Dengan model pengolahan data seperti itulah mereka berkomplot mengiring opini rakyat. Polanya dengan terus-menerus, merelease perolehan suara petahana di atas 55%. Bahkan ada yang membabi buta dengan menetapkan kemenangan petahana di atas 60%.
Operasi busuk berlanjut, dua bulan sebelum pemilu, di saat paslon 01 mulai kedodoran mengalang massa, beberapa lembaga survei menyebarkan berbagai informasi dan isu yang dapat menjatuhkan elektabilitas Prabowo Sandi. Sebaliknya berbagai isu yang dapat menaikkan Jokowi, mereka genjot dalam berbagai bentuk.
Bahkan Denny JA tampil seolah sebagai dewa survei. Ia melakukan apa-saja untuk menjatuhkan reputasi Paslon 02. Mulailah ia menyebarkan beberapa meme, dan berkembang secara sangat masif. Tampak sekali ia menggunakan meme itu sebagai bagian skenario busuk, dengan menyebarkan isu apa saja, baginya yang penting lawan tersungkur.

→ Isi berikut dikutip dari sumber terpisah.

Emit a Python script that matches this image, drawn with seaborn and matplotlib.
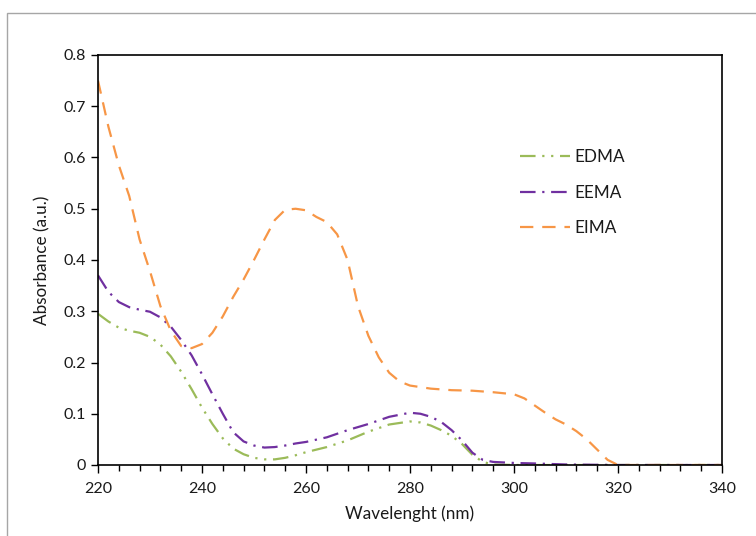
import matplotlib
matplotlib.use("Agg")
import matplotlib.pyplot as plt
import seaborn as sns
import pandas as pd
from matplotlib.patches import Rectangle
from matplotlib.ticker import MultipleLocator

# ---- data ----
wl_edma = [220, 222, 224, 226, 228, 230, 232, 234, 236, 238, 240, 242, 244, 246, 248, 250,
           252, 254, 256, 258, 260, 264, 268, 272, 276, 280, 282, 284, 286, 288, 290, 292,
           294, 296, 300, 320, 340]
edma = [0.295, 0.280, 0.268, 0.262, 0.258, 0.250, 0.235, 0.212, 0.182, 0.148, 0.112, 0.080,
        0.052, 0.032, 0.021, 0.014, 0.011, 0.011, 0.014, 0.019, 0.025, 0.035, 0.048, 0.065,
        0.079, 0.085, 0.083, 0.077, 0.068, 0.057, 0.041, 0.020, 0.006, 0.001, 0.0, 0.0, 0.0]

wl_eema = [220, 222, 224, 226, 228, 230, 232, 234, 236, 238, 240, 242, 244, 246, 248, 250,
           252, 254, 256, 258, 260, 264, 268, 272, 276, 280, 282, 284, 286, 288, 290, 292,
           294, 296, 300, 304, 310, 320, 340]
eema = [0.370, 0.338, 0.318, 0.308, 0.303, 0.299, 0.288, 0.270, 0.244, 0.214, 0.177, 0.138,
        0.100, 0.064, 0.046, 0.038, 0.034, 0.035, 0.038, 0.042, 0.045, 0.054, 0.068, 0.080,
        0.094, 0.102, 0.100, 0.094, 0.084, 0.068, 0.048, 0.024, 0.010, 0.006, 0.004, 0.003,
        0.001, 0.0, 0.0]

wl_eima = [220, 222, 224, 226, 228, 230, 232, 234, 236, 238, 240, 242, 244, 246, 248, 250,
           252, 254, 256, 258, 260, 262, 264, 266, 268, 270, 272, 274, 276, 278, 280, 284,
           288, 292, 296, 300, 302, 304, 306, 308, 310, 312, 314, 316, 318, 320, 340]
eima = [0.750, 0.660, 0.585, 0.525, 0.440, 0.378, 0.310, 0.262, 0.232, 0.228, 0.236, 0.258,
        0.290, 0.328, 0.362, 0.400, 0.440, 0.478, 0.498, 0.500, 0.497, 0.484, 0.474, 0.450,
        0.400, 0.310, 0.252, 0.210, 0.180, 0.163, 0.155, 0.149, 0.146, 0.145, 0.142, 0.138,
        0.130, 0.116, 0.102, 0.089, 0.079, 0.066, 0.050, 0.030, 0.010, 0.0, 0.0]

series_names = ["EDMA", "EEMA", "EIMA"]
x_ticks = [220, 240, 260, 280, 300, 320, 340]
y_ticks = [0, 0.1, 0.2, 0.3, 0.4, 0.5, 0.6, 0.7, 0.8]
y_tick_labels = ["0", "0.1", "0.2", "0.3", "0.4", "0.5", "0.6", "0.7", "0.8"]

# ---- styling ----
sns.set_theme(style="white")
plt.rcParams["font.family"] = ["Lato", "DejaVu Sans"]
text_color = "#1a1a1a"

fig = plt.figure(figsize=(7.56, 5.36), dpi=100)
ax = fig.add_axes([98 / 756, 1 - 465 / 536, 624 / 756, 410 / 536])

colors = {"EDMA": "#9BBB59", "EEMA": "#7030A0", "EIMA": "#F79646"}
styles = {"EDMA": (0, (7, 3, 1, 3, 1, 3)),
          "EEMA": (0, (7, 3, 1, 3)),
          "EIMA": (0, (6, 4))}
data = {"EDMA": (wl_edma, edma), "EEMA": (wl_eema, eema), "EIMA": (wl_eima, eima)}

for name in series_names:
    xs, ys = data[name]
    df = pd.DataFrame({"wl": xs, "abs": ys})
    sns.lineplot(data=df, x="wl", y="abs", ax=ax, color=colors[name],
                 linestyle=styles[name], linewidth=1.6, label=name)

ax.set_xlim(220, 340)
ax.set_ylim(0, 0.8)
ax.set_xticks(x_ticks)
ax.set_xticklabels([str(t) for t in x_ticks])
ax.xaxis.set_minor_locator(MultipleLocator(4))
ax.set_yticks(y_ticks)
ax.set_yticklabels(y_tick_labels)

for s in ax.spines.values():
    s.set_visible(True)
    s.set_color("black")
    s.set_linewidth(1.2)

ax.tick_params(axis="x", which="major", direction="out", length=6, width=1,
               color="black", labelsize=11.5, labelcolor=text_color, pad=6, bottom=True)
ax.tick_params(axis="x", which="minor", direction="out", length=4, width=1,
               color="black", bottom=True)
ax.tick_params(axis="y", which="major", direction="out", length=5, width=1,
               color="black", labelsize=11.5, labelcolor=text_color, pad=4, left=True)

ax.set_xlabel("Wavelenght (nm)", fontsize=12.3, color=text_color, labelpad=7)
ax.set_ylabel("Absorbance (a.u.)", fontsize=12.3, color=text_color, labelpad=9)

leg = ax.legend(loc="upper left", bbox_to_anchor=((520 - 98) / 624, (465 - 149) / 410),
                frameon=False, fontsize=12.3, handlelength=2.9, handletextpad=0.3,
                labelspacing=1.15, borderpad=0, borderaxespad=0)
for t in leg.get_texts():
    t.set_color(text_color)

# outer chart-area border
fig.patches.append(Rectangle((7 / 756, -0.01), 1.0, 1 - 13 / 536 + 0.01,
                             transform=fig.transFigure, fill=False,
                             edgecolor="#a6a6a6", linewidth=1))

fig.savefig("out.png", dpi=100)
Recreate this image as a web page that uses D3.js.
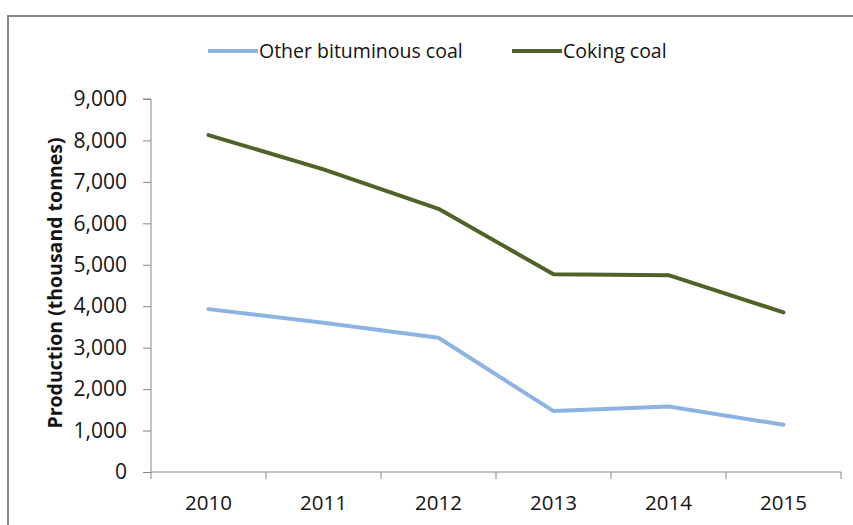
<!DOCTYPE html>
<html lang="en">
<head>
    <meta charset="UTF-8">
    <title>Coal production</title>
    <script src="https://d3js.org/d3.v7.min.js"></script>
</head>

<style>
    html, body {
        margin: 0;
        padding: 0;
        background: #fff;
    }

    svg text {
        font-family: 'Open Sans', sans-serif;
        fill: #141414;
    }
</style>
<body>
<svg id="chart" width="853" height="525"></svg>

<script>
    // data
    var years = ['2010', '2011', '2012', '2013', '2014', '2015']
    var otherBituminous = [3930, 3600, 3240, 1470, 1580, 1140]
    var cokingCoal = [8130, 7300, 6350, 4770, 4750, 3850]
    var seriesNames = ['Other bituminous coal', 'Coking coal']
    var yTicks = [0, 1000, 2000, 3000, 4000, 5000, 6000, 7000, 8000, 9000]

    var colorOther = '#8db3e2'
    var colorCoking = '#4f6228'
    var colorAxis = '#868686'

    var svg = d3.select('#chart')

    // outer frame, runs off the right and bottom of the picture
    svg.append('rect')
        .attr('x', 8).attr('y', 16)
        .attr('width', 900).attr('height', 600)
        .attr('fill', 'none')
        .attr('stroke', colorAxis)
        .attr('stroke-width', 2)

    var plot = {left: 151, right: 841, top: 99, bottom: 472}

    var x = d3.scaleBand()
        .domain(years)
        .range([plot.left, plot.right])

    var y = d3.scaleLinear()
        .domain([0, 9000])
        .range([plot.bottom, plot.top])

    // y axis
    var yAxis = svg.append('g')
        .attr('transform', 'translate(' + plot.left + ',0)')
        .call(d3.axisLeft(y).tickValues(yTicks).tickSize(8).tickPadding(16)
            .tickFormat(d3.format(',')))
    yAxis.selectAll('path, line').attr('stroke', colorAxis)
    yAxis.select('.domain').attr('d', 'M-8,' + plot.top + 'H0V' + plot.bottom)
    yAxis.selectAll('text')
        .style('font-size', '21px')
        .attr('fill', '#141414')

    // x axis: ticks sit between categories
    var xAxis = svg.append('g')
        .attr('transform', 'translate(0,' + plot.bottom + ')')
    xAxis.append('line')
        .attr('x1', plot.left).attr('x2', plot.right)
        .attr('stroke', colorAxis)
    var edges = years.map(function (d) { return x(d) }).concat([plot.right])
    xAxis.selectAll('.tick')
        .data(edges)
        .enter().append('line')
        .attr('x1', function (d) { return d }).attr('x2', function (d) { return d })
        .attr('y1', 0).attr('y2', 7)
        .attr('stroke', colorAxis)
    xAxis.selectAll('.lbl')
        .data(years)
        .enter().append('text')
        .attr('x', function (d) { return x(d) + x.bandwidth() / 2 })
        .attr('y', 38)
        .attr('text-anchor', 'middle')
        .style('font-size', '20.5px')
        .text(function (d) { return d })

    // y title
    svg.append('text')
        .attr('transform', 'translate(62,283) rotate(-90)')
        .attr('text-anchor', 'middle')
        .style('font-size', '19.5px')
        .style('font-weight', 'bold')
        .text('Production (thousand tonnes)')

    // lines
    var line = d3.line()
        .x(function (d, i) { return x(years[i]) + x.bandwidth() / 2 })
        .y(function (d) { return y(d) })

    svg.append('path')
        .datum(otherBituminous)
        .attr('d', line)
        .attr('fill', 'none')
        .attr('stroke', colorOther)
        .attr('stroke-width', 4)
        .attr('stroke-linejoin', 'round')
        .attr('stroke-linecap', 'round')

    svg.append('path')
        .datum(cokingCoal)
        .attr('d', line)
        .attr('fill', 'none')
        .attr('stroke', colorCoking)
        .attr('stroke-width', 4)
        .attr('stroke-linejoin', 'round')
        .attr('stroke-linecap', 'round')

    // legend
    var legendX = [208, 512]
    var legendColors = [colorOther, colorCoking]
    var legend = svg.selectAll('.legend')
        .data(seriesNames)
        .enter().append('g')
        .attr('transform', function (d, i) { return 'translate(' + legendX[i] + ',51)' })
    legend.append('line')
        .attr('x1', 0).attr('x2', 50)
        .attr('stroke', function (d, i) { return legendColors[i] })
        .attr('stroke-width', 4)
    legend.append('text')
        .attr('x', 51)
        .attr('y', 7)
        .style('font-size', '19.5px')
        .text(function (d) { return d })
</script>
</body>
</html>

Cara busuk dan akal-akalan lembaga survei berlanjut dalam pelaksanaan EP dan QC. Hal ini sangat mudah dibaca. Lihatlah bagaimana mereka sejak awal perhitungan, telah menempatkan petahana sebagai pihak yang selalu berada di urutan atas. Lantas mereka, dengan meyakinkan, menguraikan hasil-hasil survei yang sudah dipersiapkan jauh hari sebagai pembenar. Padahal dengan logika sederhana, memperhatikan antusiasme dukungan terhadap Prabowo Sandi dalam setiap even kampanye, hampir tidak mungkin Paslon 02, kalah di semua TPS. Apalagi laporan relawan di banyak TPS Paslon 01 kalah telak. Mosok dalam hitung cepat Jokowi terus yang di atas?